(Tsumetai Nettaigyo, 2010)
Drama – 144 min.
Direção: Shion Sono
Roteiro: Shion Sono e Yoshiki Takahashi
Com: Mitsuru Fukikoshi, Denden, Megumi Kagurazaka, Hikari Kajiwara e Asuka Kurosawa
Visceral, sujo, levemente doentio e de moral profundamente duvidosa, Cold Fish é um desbunde selvagem e agressivo parido pela mente única de Shion Sono, diretor, poeta e pensador japonês. Conta a história do dono de uma loja de peixes (Nobuyuki), um pacato e passivo típico cidadão japonês que vive em conflito em meio aos problemas de relacionamento de sua nova esposa, a sexy Taeko e sua jovem e rebelde filha Mitsuko.
Mitsuko não aceita a nova esposa do pai, que por sua vez se ve tolhida em seu relacionamento pela presença da garota. Nobuyuki, por sua vez, é o estereótipo do "Mr. Nice Guy", um sujeito silencioso, de gestos contidos e apaixonado pelas estrelas, que parece se envergonhar de sua própria existência, não tendo pulso para conter a guerra fria que se instaurou em sua casa.
Sua vida muda radicalmente, quando, acidentalmente conhece o extrovertido e carismático Murata, outro dono de uma loja de peixes, com mania de grandeza e que esconde um pequeno segredo: quando seus sócios ou eventuais parceiros comerciais o desagradam, ele os elimina da face da terra, com requintes de crueldade sádica. Aproveitando-se da personalidade passivo-agressiva de Nobuyuki, Murata o envolve e a toda a sua família em uma espiral conspiratória e altamente sexualizada.
Sono aponta o gatilho para a sexualidade reprimida no japonês, e para a eterna dificuldade dos habitantes do país em se abrirem e resolverem diretamente seus problemas, em vez de ficarem pelos cantos chorando pela vida dura e por um amor impossível. Ao mesmo tempo, Sono mostra na tela uma simbólica cirurgia de construção de um Frankenstein, já que Murata não apenas envolve a família em uma teia de "rabos presos" a fim de mantê-los fiéis, mas acolhe o patriarca da família como aprendiz de serial killer e junto a sua perturbada esposa Aiko, mostra em detalhes todos os passos para a destruição completa de um ser vivo.

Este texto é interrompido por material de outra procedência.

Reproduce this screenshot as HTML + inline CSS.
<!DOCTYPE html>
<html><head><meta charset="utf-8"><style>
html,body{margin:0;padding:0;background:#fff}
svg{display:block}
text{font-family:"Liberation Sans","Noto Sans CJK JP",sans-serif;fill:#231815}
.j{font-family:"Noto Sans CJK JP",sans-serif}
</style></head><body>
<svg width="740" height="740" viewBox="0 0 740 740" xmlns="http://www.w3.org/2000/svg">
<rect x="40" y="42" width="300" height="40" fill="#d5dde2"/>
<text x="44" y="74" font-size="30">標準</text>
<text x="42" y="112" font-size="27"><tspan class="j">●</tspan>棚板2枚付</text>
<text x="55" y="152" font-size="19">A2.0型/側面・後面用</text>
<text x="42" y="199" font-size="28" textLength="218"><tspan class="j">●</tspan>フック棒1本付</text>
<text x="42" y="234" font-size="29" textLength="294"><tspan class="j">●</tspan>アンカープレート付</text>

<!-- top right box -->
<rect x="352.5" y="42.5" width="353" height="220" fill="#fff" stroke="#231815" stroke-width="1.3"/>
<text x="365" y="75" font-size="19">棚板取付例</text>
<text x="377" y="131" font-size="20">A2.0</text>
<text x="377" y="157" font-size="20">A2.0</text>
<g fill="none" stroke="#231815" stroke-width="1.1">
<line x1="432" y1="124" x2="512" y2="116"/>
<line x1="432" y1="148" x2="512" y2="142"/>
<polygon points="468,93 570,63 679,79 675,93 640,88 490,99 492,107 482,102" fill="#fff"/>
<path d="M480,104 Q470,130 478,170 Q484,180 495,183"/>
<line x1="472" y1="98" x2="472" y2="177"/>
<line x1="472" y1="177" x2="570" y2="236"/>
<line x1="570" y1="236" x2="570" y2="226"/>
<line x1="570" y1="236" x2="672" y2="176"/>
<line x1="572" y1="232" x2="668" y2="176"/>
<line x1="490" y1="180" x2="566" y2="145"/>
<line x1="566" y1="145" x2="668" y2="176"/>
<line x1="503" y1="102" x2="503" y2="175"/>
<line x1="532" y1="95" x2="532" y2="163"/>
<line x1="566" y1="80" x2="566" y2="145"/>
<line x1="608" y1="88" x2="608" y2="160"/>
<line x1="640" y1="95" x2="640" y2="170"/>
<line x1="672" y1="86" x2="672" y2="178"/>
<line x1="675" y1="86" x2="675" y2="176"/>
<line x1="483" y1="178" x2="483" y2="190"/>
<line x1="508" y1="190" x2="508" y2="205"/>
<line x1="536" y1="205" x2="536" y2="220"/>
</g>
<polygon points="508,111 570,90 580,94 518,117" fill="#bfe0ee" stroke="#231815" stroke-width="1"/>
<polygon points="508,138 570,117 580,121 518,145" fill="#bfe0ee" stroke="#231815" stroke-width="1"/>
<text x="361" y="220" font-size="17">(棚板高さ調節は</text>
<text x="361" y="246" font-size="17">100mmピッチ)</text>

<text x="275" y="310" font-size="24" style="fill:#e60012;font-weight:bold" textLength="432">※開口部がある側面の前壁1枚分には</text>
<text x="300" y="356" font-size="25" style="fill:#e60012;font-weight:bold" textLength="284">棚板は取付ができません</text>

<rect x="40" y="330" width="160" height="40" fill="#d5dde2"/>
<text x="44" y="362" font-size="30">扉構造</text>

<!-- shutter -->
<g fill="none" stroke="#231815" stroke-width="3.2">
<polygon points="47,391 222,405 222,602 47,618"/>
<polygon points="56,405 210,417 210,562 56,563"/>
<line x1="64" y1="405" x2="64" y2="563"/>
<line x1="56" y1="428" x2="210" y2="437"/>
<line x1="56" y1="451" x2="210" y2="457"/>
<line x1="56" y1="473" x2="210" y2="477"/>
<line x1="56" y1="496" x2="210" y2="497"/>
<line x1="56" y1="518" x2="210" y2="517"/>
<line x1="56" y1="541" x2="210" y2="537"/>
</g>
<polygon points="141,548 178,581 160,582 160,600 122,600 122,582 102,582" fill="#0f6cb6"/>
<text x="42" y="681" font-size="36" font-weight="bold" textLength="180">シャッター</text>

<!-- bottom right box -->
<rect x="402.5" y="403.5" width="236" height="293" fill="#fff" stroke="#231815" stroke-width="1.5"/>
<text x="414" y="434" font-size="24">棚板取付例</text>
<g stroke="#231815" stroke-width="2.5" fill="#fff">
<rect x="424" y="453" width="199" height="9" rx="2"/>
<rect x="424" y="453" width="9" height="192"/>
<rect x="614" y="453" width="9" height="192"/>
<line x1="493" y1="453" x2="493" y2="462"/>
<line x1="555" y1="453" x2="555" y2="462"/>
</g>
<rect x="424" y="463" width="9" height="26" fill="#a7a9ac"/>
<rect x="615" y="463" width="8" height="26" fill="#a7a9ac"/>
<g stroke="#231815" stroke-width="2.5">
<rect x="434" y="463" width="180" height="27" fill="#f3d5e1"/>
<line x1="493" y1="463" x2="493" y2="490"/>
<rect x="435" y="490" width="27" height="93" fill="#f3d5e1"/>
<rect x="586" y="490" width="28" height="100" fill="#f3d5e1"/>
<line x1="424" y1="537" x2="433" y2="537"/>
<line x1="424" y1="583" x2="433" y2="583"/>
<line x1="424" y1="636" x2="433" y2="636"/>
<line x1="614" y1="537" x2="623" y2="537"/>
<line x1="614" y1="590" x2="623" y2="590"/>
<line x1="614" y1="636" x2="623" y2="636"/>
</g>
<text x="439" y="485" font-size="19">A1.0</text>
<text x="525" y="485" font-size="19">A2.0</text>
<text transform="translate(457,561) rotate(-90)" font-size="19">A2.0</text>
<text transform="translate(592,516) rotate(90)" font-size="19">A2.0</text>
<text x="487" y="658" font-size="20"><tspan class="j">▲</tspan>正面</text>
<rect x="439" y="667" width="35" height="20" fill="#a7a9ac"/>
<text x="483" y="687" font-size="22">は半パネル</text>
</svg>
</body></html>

A intensa profusão de sangue (entre outras coisas) derramada pela tela durante todo o filme, é usada para mostrar a diferença entre o mundo perturbado dos Murata e a entrada forçada e abrupta do medroso Nobuyuki nessa vida. O filme tem alguns problemas para explicar a motivação para tamanha violência vinda de Murata, apelando para alguns clichês óbvios, e transforma sua esposa em uma caricatura exagerada. No entanto acerta em cheio quando mostra o (óbvio e esperado) conflito criatura e criador, que desencadeia em uma meia hora final que faz jus aos adjetivos que início essa crítica.
Contando com interpretações excelentes de todo o elenco, mas especialmente da belíssima Megumi Kagurazaka (Taeko) e do mais que competente Denden (Murata), que fazem da complexa e aparentemente entediada Taeko e do mais que perturbado Murata personagem ainda mais intensos.
Sono aproveita o fato de Megumi exalar sexualidade (afinal a atriz também é modelo erótica) para subverter nossa expectativa com sua personagem, que apesar de não deixar de usar roupas profundamente sensuais é - em personalidade - o oposto disso. Uma ótima sacada de Sono, que quando mostra Nobuyuki explodindo com sua esposa, nos faz realmente crer na dificuldade da personagem da atriz.
Mitsuru Fukikoshi tem o trabalho mais difícil e apesar de não ser brilhante, quando completa sua transformação é estupendo, fazendo do final de Cold Fish um dos mais intensos do ano, um verdadeiro desbunde de violência física e mental que encerra o estudo de Shion sobre a problemática e castradora sociedade japonesa.